Thread is not closed, so (:
Among fuzzy questions about BH's, most frustrating for me is charge part.

Coming back to the original question: A black hole has a maximal charge, as discussed in post 14 already. At this maximal charge, electrostatic repulsion will be stronger than gravitational attraction for charged particles.

Wiki: "...Magnetism is a class of physical phenomena that are mediated by magnetic fields. ...", "...The electromagnetic force, carried by the photon, creates electric and magnetic fields, which are..."

Electromagnetic interaction is cut at event horizon. In what way charge property can be useful in predicting BH behaviour? How can BH charge be measured, even if hypothetically, if there's no force carrier?

There's this link from another discussion:
http://math.ucr.edu/home/baez/physics/Relativity/BlackHoles/black_gravity.html
"... black holes can have static electric fields, and we know that these may be described in terms of virtual photons. So how do the virtual photons get out of the event horizon? Well, for one thing, they can come from the charged matter prior to collapse, just like classical effects. ..."

This sounds like measurement of BH ergosphere's charge.

"... In addition, however, virtual particles aren't confined to the interiors of light cones: they can go faster than light!
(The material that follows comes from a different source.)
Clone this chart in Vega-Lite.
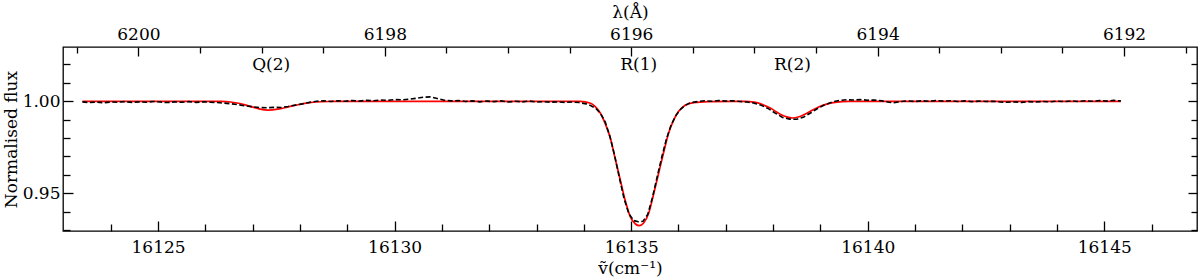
{
  "$schema": "https://vega.github.io/schema/vega-lite/v6.json",
  "width": 1134,
  "height": 184,
  "autosize": {"type": "none"},
  "padding": {"left": 63, "top": 47, "right": 3, "bottom": 49},
  "background": "white",
  "config": {
    "view": {"stroke": "black", "strokeWidth": 1.3},
    "axis": {
      "domain": false, "grid": false,
      "labelFont": "DejaVu Serif",
      "titleFont": "DejaVu Serif",
      "labelFontSize": 17, "titleFontSize": 17,
      "titleFontWeight": "normal",
      "labelColor": "black", "titleColor": "black",
      "tickColor": "black", "tickWidth": 1.3,
      "labelOverlap": false, "labelFlush": false
    }
  },
  "datasets": {
    "model": [
      {"nu": 16123.40, "f": 1.0000}, {"nu": 16125.90, "f": 1.0000},
      {"nu": 16126.33, "f": 0.9999}, {"nu": 16126.53, "f": 0.9996},
      {"nu": 16126.73, "f": 0.9988}, {"nu": 16126.93, "f": 0.9974},
      {"nu": 16127.13, "f": 0.9959}, {"nu": 16127.33, "f": 0.9952},
      {"nu": 16127.53, "f": 0.9957}, {"nu": 16127.73, "f": 0.9968},
      {"nu": 16127.93, "f": 0.9980}, {"nu": 16128.13, "f": 0.9990},
      {"nu": 16128.33, "f": 0.9996}, {"nu": 16128.63, "f": 0.9999},
      {"nu": 16129.00, "f": 1.0000}, {"nu": 16133.50, "f": 1.0000},
      {"nu": 16133.92, "f": 0.9999}, {"nu": 16134.14, "f": 0.9989},
      {"nu": 16134.24, "f": 0.9971}, {"nu": 16134.35, "f": 0.9935},
      {"nu": 16134.45, "f": 0.9880}, {"nu": 16134.56, "f": 0.9799},
      {"nu": 16134.66, "f": 0.9690}, {"nu": 16134.77, "f": 0.9572},
      {"nu": 16134.88, "f": 0.9455}, {"nu": 16134.98, "f": 0.9373},
      {"nu": 16135.09, "f": 0.9333}, {"nu": 16135.17, "f": 0.9324},
      {"nu": 16135.26, "f": 0.9337}, {"nu": 16135.37, "f": 0.9391},
      {"nu": 16135.47, "f": 0.9491}, {"nu": 16135.58, "f": 0.9609},
      {"nu": 16135.69, "f": 0.9726}, {"nu": 16135.79, "f": 0.9826},
      {"nu": 16135.90, "f": 0.9899}, {"nu": 16136.00, "f": 0.9944},
      {"nu": 16136.14, "f": 0.9978}, {"nu": 16136.32, "f": 0.9993},
      {"nu": 16136.67, "f": 0.9998}, {"nu": 16137.17, "f": 1.0000},
      {"nu": 16137.40, "f": 1.0000}, {"nu": 16137.60, "f": 0.9995},
      {"nu": 16137.75, "f": 0.9985}, {"nu": 16137.95, "f": 0.9962},
      {"nu": 16138.15, "f": 0.9930}, {"nu": 16138.30, "f": 0.9914},
      {"nu": 16138.40, "f": 0.9909}, {"nu": 16138.55, "f": 0.9916},
      {"nu": 16138.75, "f": 0.9940}, {"nu": 16138.95, "f": 0.9968},
      {"nu": 16139.15, "f": 0.9986}, {"nu": 16139.35, "f": 0.9995},
      {"nu": 16139.60, "f": 0.9999}, {"nu": 16140.00, "f": 1.0000},
      {"nu": 16145.35, "f": 1.0000}
    ],
    "obs": [
      {"nu": 16123.40, "f": 0.9997}, {"nu": 16123.55, "f": 0.9993}, {"nu": 16123.70, "f": 0.9996},
      {"nu": 16123.85, "f": 0.9992}, {"nu": 16124.00, "f": 0.9996}, {"nu": 16124.15, "f": 0.9995},
      {"nu": 16124.30, "f": 0.9998}, {"nu": 16124.45, "f": 0.9994}, {"nu": 16124.60, "f": 0.9997},
      {"nu": 16124.75, "f": 0.9995}, {"nu": 16124.90, "f": 0.9999}, {"nu": 16125.05, "f": 0.9996},
      {"nu": 16125.20, "f": 0.9993}, {"nu": 16125.35, "f": 0.9997}, {"nu": 16125.50, "f": 0.9995},
      {"nu": 16125.65, "f": 0.9998}, {"nu": 16125.80, "f": 0.9994}, {"nu": 16125.95, "f": 0.9997},
      {"nu": 16126.10, "f": 0.9995}, {"nu": 16126.25, "f": 0.9993}, {"nu": 16126.40, "f": 0.9990},
      {"nu": 16126.55, "f": 0.9986}, {"nu": 16126.70, "f": 0.9981}, {"nu": 16126.85, "f": 0.9975},
      {"nu": 16127.00, "f": 0.9970}, {"nu": 16127.15, "f": 0.9966}, {"nu": 16127.30, "f": 0.9965},
      {"nu": 16127.45, "f": 0.9967}, {"nu": 16127.60, "f": 0.9966}, {"nu": 16127.75, "f": 0.9972},
      {"nu": 16127.90, "f": 0.9979}, {"nu": 16128.05, "f": 0.9986}, {"nu": 16128.20, "f": 0.9994},
      {"nu": 16128.35, "f": 1.0000}, {"nu": 16128.50, "f": 1.0003}, {"nu": 16128.65, "f": 0.9999},
      {"nu": 16128.80, "f": 1.0002}, {"nu": 16128.95, "f": 1.0000}, {"nu": 16129.10, "f": 1.0004},
      {"nu": 16129.25, "f": 1.0001}, {"nu": 16129.40, "f": 1.0005}, {"nu": 16129.55, "f": 1.0003},
      {"nu": 16129.70, "f": 1.0007}, {"nu": 16129.85, "f": 1.0005}, {"nu": 16130.00, "f": 1.0009},
      {"nu": 16130.15, "f": 1.0008}, {"nu": 16130.30, "f": 1.0011}, {"nu": 16130.45, "f": 1.0016},
      {"nu": 16130.60, "f": 1.0022}, {"nu": 16130.75, "f": 1.0024}, {"nu": 16130.90, "f": 1.0015},
      {"nu": 16131.05, "f": 1.0006}, {"nu": 16131.20, "f": 1.0002}, {"nu": 16131.35, "f": 1.0004},
      {"nu": 16131.50, "f": 0.9999}, {"nu": 16131.65, "f": 1.0002}, {"nu": 16131.80, "f": 0.9997},
      {"nu": 16131.95, "f": 1.0001}, {"nu": 16132.10, "f": 0.9998}, {"nu": 16132.25, "f": 1.0002},
      {"nu": 16132.40, "f": 0.9996}, {"nu": 16132.55, "f": 1.0000}, {"nu": 16132.70, "f": 0.9997},
      {"nu": 16132.85, "f": 1.0001}, {"nu": 16133.00, "f": 0.9996}, {"nu": 16133.15, "f": 0.9998},
      {"nu": 16133.30, "f": 0.9995}, {"nu": 16133.45, "f": 0.9997}, {"nu": 16133.60, "f": 0.9994},
      {"nu": 16133.75, "f": 0.9996}, {"nu": 16133.90, "f": 0.9993}, {"nu": 16134.05, "f": 0.9986},
      {"nu": 16134.15, "f": 0.9976}, {"nu": 16134.25, "f": 0.9962}, {"nu": 16134.35, "f": 0.9935},
      {"nu": 16134.45, "f": 0.9888}, {"nu": 16134.55, "f": 0.9810}, {"nu": 16134.65, "f": 0.9705},
      {"nu": 16134.75, "f": 0.9585}, {"nu": 16134.85, "f": 0.9470}, {"nu": 16134.95, "f": 0.9390},
      {"nu": 16135.05, "f": 0.9352}, {"nu": 16135.15, "f": 0.9345}, {"nu": 16135.25, "f": 0.9348},
      {"nu": 16135.35, "f": 0.9385}, {"nu": 16135.45, "f": 0.9478}, {"nu": 16135.55, "f": 0.9590},
      {"nu": 16135.65, "f": 0.9700}, {"nu": 16135.75, "f": 0.9800}, {"nu": 16135.85, "f": 0.9875},
      {"nu": 16135.95, "f": 0.9925}, {"nu": 16136.05, "f": 0.9958}, {"nu": 16136.15, "f": 0.9979},
      {"nu": 16136.25, "f": 0.9992}, {"nu": 16136.40, "f": 0.9998}, {"nu": 16136.55, "f": 1.0003},
      {"nu": 16136.70, "f": 1.0000}, {"nu": 16136.85, "f": 1.0004}, {"nu": 16137.00, "f": 1.0001},
      {"nu": 16137.15, "f": 1.0003}, {"nu": 16137.30, "f": 0.9999}, {"nu": 16137.45, "f": 0.9996},
      {"nu": 16137.60, "f": 0.9990}, {"nu": 16137.75, "f": 0.9978}, {"nu": 16137.90, "f": 0.9960},
      {"nu": 16138.05, "f": 0.9935}, {"nu": 16138.20, "f": 0.9912}, {"nu": 16138.35, "f": 0.9903},
      {"nu": 16138.50, "f": 0.9902}, {"nu": 16138.65, "f": 0.9915}, {"nu": 16138.80, "f": 0.9938},
      {"nu": 16138.95, "f": 0.9962}, {"nu": 16139.10, "f": 0.9982}, {"nu": 16139.25, "f": 0.9996},
      {"nu": 16139.40, "f": 1.0005}, {"nu": 16139.55, "f": 1.0008}, {"nu": 16139.70, "f": 1.0007},
      {"nu": 16139.85, "f": 1.0009}, {"nu": 16140.00, "f": 1.0006}, {"nu": 16140.15, "f": 1.0007},
      {"nu": 16140.30, "f": 1.0002}, {"nu": 16140.45, "f": 0.9995}, {"nu": 16140.55, "f": 0.9992},
      {"nu": 16140.70, "f": 0.9999}, {"nu": 16140.85, "f": 1.0002}, {"nu": 16141.00, "f": 0.9999},
      {"nu": 16141.15, "f": 1.0003}, {"nu": 16141.30, "f": 1.0000}, {"nu": 16141.45, "f": 1.0004},
      {"nu": 16141.60, "f": 1.0001}, {"nu": 16141.75, "f": 1.0003}, {"nu": 16141.90, "f": 0.9999},
      {"nu": 16142.05, "f": 1.0002}, {"nu": 16142.20, "f": 0.9998}, {"nu": 16142.35, "f": 1.0001},
      {"nu": 16142.50, "f": 0.9999}, {"nu": 16142.65, "f": 1.0000}, {"nu": 16142.80, "f": 0.9996},
      {"nu": 16142.95, "f": 0.9995}, {"nu": 16143.10, "f": 0.9997}, {"nu": 16143.25, "f": 0.9994},
      {"nu": 16143.40, "f": 0.9998}, {"nu": 16143.55, "f": 0.9996}, {"nu": 16143.70, "f": 0.9999},
      {"nu": 16143.85, "f": 0.9997}, {"nu": 16144.00, "f": 1.0001}, {"nu": 16144.15, "f": 0.9998},
      {"nu": 16144.30, "f": 1.0002}, {"nu": 16144.45, "f": 0.9999}, {"nu": 16144.60, "f": 1.0003},
      {"nu": 16144.75, "f": 1.0000}, {"nu": 16144.90, "f": 1.0004}, {"nu": 16145.05, "f": 1.0001},
      {"nu": 16145.20, "f": 1.0005}, {"nu": 16145.35, "f": 1.0002}
    ],
    "labels": [
      {"nu": 16127.39, "f": 1.0170, "label": "Q(2)"},
      {"nu": 16135.16, "f": 1.0170, "label": "R(1)"},
      {"nu": 16138.41, "f": 1.0170, "label": "R(2)"}
    ],
    "lambda": [
      {"lam": 6192, "f": 1.0}, {"lam": 6194, "f": 1.0}, {"lam": 6196, "f": 1.0},
      {"lam": 6198, "f": 1.0}, {"lam": 6200, "f": 1.0}
    ]
  },
  "layer": [
    {
      "data": {"name": "model"},
      "mark": {"type": "line", "color": "#ff0000", "strokeWidth": 1.7, "interpolate": "monotone"},
      "encoding": {
        "x": {"field": "nu", "type": "quantitative",
          "scale": {"domain": [16122.99, 16146.96], "nice": false, "zero": false},
          "axis": {"orient": "bottom", "values": [16125, 16130, 16135, 16140, 16145], "format": "d",
            "tickSize": -10, "labelPadding": 18, "title": "ṽ(cm⁻¹)",
            "titleX": 567, "titleY": 42.5, "titleBaseline": "alphabetic", "titleAlign": "center"}},
        "y": {"field": "f", "type": "quantitative",
          "scale": {"domain": [0.9295, 1.0295], "nice": false, "zero": false},
          "axis": {"orient": "left", "values": [0.95, 1.0], "format": ".2f",
            "tickSize": -10, "labelPadding": 13, "title": "Normalised flux",
            "titleX": -47, "titleY": 92, "titleBaseline": "alphabetic", "titleAlign": "center", "titleAngle": -90}}
      }
    },
    {
      "data": {"name": "obs"},
      "mark": {"type": "line", "color": "black", "strokeWidth": 1.6, "strokeDash": [5, 2.5]},
      "encoding": {
        "x": {"field": "nu", "type": "quantitative",
          "scale": {"domain": [16122.99, 16146.96], "nice": false, "zero": false},
          "axis": {"orient": "bottom", "values": [16124, 16126, 16127, 16128, 16129, 16131, 16132, 16133, 16134, 16136, 16137, 16138, 16139, 16141, 16142, 16143, 16144, 16146],
            "labels": false, "tickSize": -7, "title": null}},
        "y": {"field": "f", "type": "quantitative",
          "scale": {"domain": [0.9295, 1.0295], "nice": false, "zero": false},
          "axis": {"orient": "left", "values": [0.93, 0.94, 0.96, 0.97, 0.98, 0.99, 1.01, 1.02],
            "labels": false, "tickSize": -7, "title": null}}
      }
    },
    {
      "data": {"name": "labels"},
      "mark": {"type": "text", "font": "DejaVu Serif", "fontSize": 17, "color": "black", "align": "center", "baseline": "alphabetic"},
      "encoding": {
        "x": {"field": "nu", "type": "quantitative",
          "scale": {"domain": [16122.99, 16146.96], "nice": false, "zero": false}, "axis": null},
        "y": {"field": "f", "type": "quantitative",
          "scale": {"domain": [0.9295, 1.0295], "nice": false, "zero": false},
          "axis": {"orient": "right", "values": [0.95, 1.0], "labels": false, "tickSize": -9, "title": null}},
        "text": {"field": "label"}
      }
    },
    {
      "data": {"name": "lambda"},
      "mark": {"type": "point", "opacity": 0},
      "encoding": {
        "x": {"field": "lam", "type": "quantitative",
          "scale": {"domain": [6191.4075, 6200.6123], "reverse": true, "nice": false, "zero": false},
          "axis": {"orient": "top", "values": [6192, 6194, 6196, 6198, 6200], "format": "d",
            "tickSize": -9, "labelPadding": 13, "title": "λ(Å)",
            "titleX": 567, "titleY": -30, "titleBaseline": "alphabetic", "titleAlign": "center"}},
        "y": {"field": "f", "type": "quantitative",
          "scale": {"domain": [0.9295, 1.0295], "nice": false, "zero": false},
          "axis": {"orient": "right", "values": [0.93, 0.94, 0.96, 0.97, 0.98, 0.99, 1.01, 1.02],
            "labels": false, "tickSize": -6, "title": null}}
      }
    },
    {
      "data": {"name": "lambda"},
      "mark": {"type": "point", "opacity": 0},
      "encoding": {
        "x": {"field": "lam", "type": "quantitative",
          "scale": {"domain": [6191.4075, 6200.6123], "reverse": true, "nice": false, "zero": false},
          "axis": {"orient": "top", "values": [6191.5, 6192.5, 6193, 6193.5, 6194.5, 6195, 6195.5, 6196.5, 6197, 6197.5, 6198.5, 6199, 6199.5, 6200.5],
            "labels": false, "tickSize": -6, "title": null}},
        "y": {"field": "f", "type": "quantitative",
          "scale": {"domain": [0.9295, 1.0295], "nice": false, "zero": false}, "axis": null}
      }
    }
  ],
  "resolve": {
    "scale": {"x": "independent", "y": "independent"},
    "axis": {"x": "independent", "y": "independent"}
  }
}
Consequently the event horizon, which is really just a surface that moves at the speed of light, presents no barrier. I couldn't use these virtual photons after falling into the hole to communicate with you outside the hole; nor could I escape from the hole by somehow turning myself into virtual particles. The reason is that virtual particles don't carry any information outside the light cone..."

So, charge is mediated by Hawking radiation? This sounds ... hairy to me.

 

[mfb]

Electromagnetic interaction is cut at event horizon.

The electromagnetic field of charged black holes can be described by looking at the outside only - similar to the gravitational influence.

How can BH charge be measured, even if hypothetically, if there's no force carrier?

By looking at the force on test charges, like everywhere else.

So, charge is mediated by Hawking radiation?

No, and Baez doesn't claim that.

Keep in mind that virtual particles are a mathematical tool - they are not real.

 

[Ilythiiri]

I browsed through related discussions. So ...

I think the biggest misconception about black holes is that physicists agree on what they are. I know of no example of mainstream physics literature where the experts in the field disagree more completely than on the topic of what goes on inside an event horizon.

... yeah.

Okay then, my misunderstanding was that only object inside event horizon is considered BH.

Read up about https://en.wikipedia.org/wiki/Membrane_paradigm and https://en.wikipedia.org/wiki/Magnetospheric_eternally_collapsing_object
Less fuzzy now.

Keep in mind that virtual particles are a mathematical tool - they are not real.

Yes I've read PF series on that, some illusions broke there (: That's what i meant by "hairy".

 

[256bits]

Keep in mind that virtual particles are a mathematical tool - they are not real.

Is this just a PF thing, as a lot of references say they are in fact real , for example explaining the Lamb shift, Casmir effect, Black Hole evaporation ( not the two particle idea - one being trapped inside, the other not ). The vacuum energy does need and explanation, and the fields of space and fluctuations would have to be mathematical tools themselves.
Here is one person who says they are real.
https://www.scientificamerican.com/article/are-virtual-particles-rea/

Gordon Kane, director of the Michigan Center for Theoretical Physics at the University of Michigan at Ann Arbor, provides this answer.

Virtual particles are indeed real particles. Quantum theory predicts that every particle spends some time as a combination of other particles in all possible ways. These predictions are very well understood and tested.